Segundo a professora, mesmo empresas não afetadas pela crise usaram “a conjuntura financeira” como desculpa. “Acha que elas estão mal? Não, estão apenas na onda, surfando com a crise”, disse. Mas o silêncio vem de todos os lados. “Visitamos o governador (José Ivo Sartori) e até hoje não nos disseram se o Banrisul, que deu R$ 200 mil na edição passada, ajudaria com alguma coisa. Procuramos o secretário da Educação (Carlos Eduardo Vieira da Cunha) para pedir a liberação dos professores e nenhuma resposta. Pedimos audiência com o ministro da Educação (Renato Janine Ribeiro), que já veio a Passo Fundo como escritor, e nada. As portas do Ministério da Cultura estão fechadas - sem novos editais. Assim não dá. Ou fazemos uma coisa decente, de acordo com o conceito desenvolvido, ou não fazemos nada. E não vamos fazer, é definitivo.”

O Prêmio Passo Fundo Zaffari & Bourbon, no valor de R$ 150 mil e já vencido por nomes como Mia Couto, Chico Buarque, João Almino e Ana Maria Machado, também será suspenso este ano.

A Jornada seria realizada entre os dias 28 de setembro e 2 de outubro e este ano foi contratada uma empresa de captação de recursos, com atuação também em São Paulo e no Rio de Janeiro, já que o cardiologista de Tânia Rösing a proibiu de fazer as andanças que ela faz todos os anos para tentar fechar a conta. A professora, no entanto, considera que o resultado teria sido o mesmo se fosse ela batendo na porta das empresas. 

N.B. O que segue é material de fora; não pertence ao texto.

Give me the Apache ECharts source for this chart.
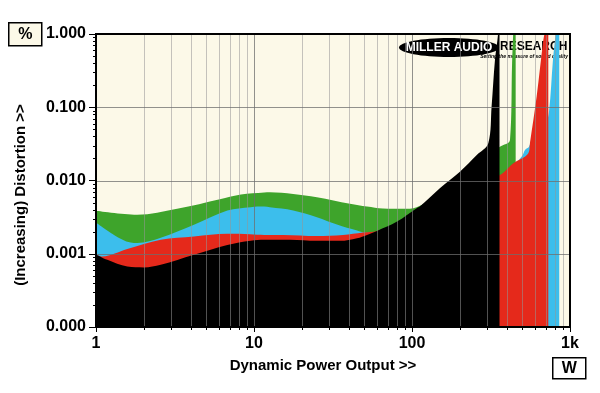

Quanto a buscar apoio fora do Rio Grande do Sul, ela diz: "Não deveríamos estar disputando, no Rio de Janeiro, espaço com a Flip. Admiro o trabalho que eles fazem, mas não temos nada a ver com a Flip. E não vou ficar disputando beleza com o BNDES, com a Eletrobrás, porque a bancada carioca é mais forte do que as outras". A Flip, aliás, também comentou suas dificuldades financeiras ao anunciar a programação no dia 12. A Casa Azul espera captar R$ 7,4 milhões para a edição de julho - e já conseguiu R$ 6,1 milhões. No ano passado, o orçamento final superou os R$ 8 milhões.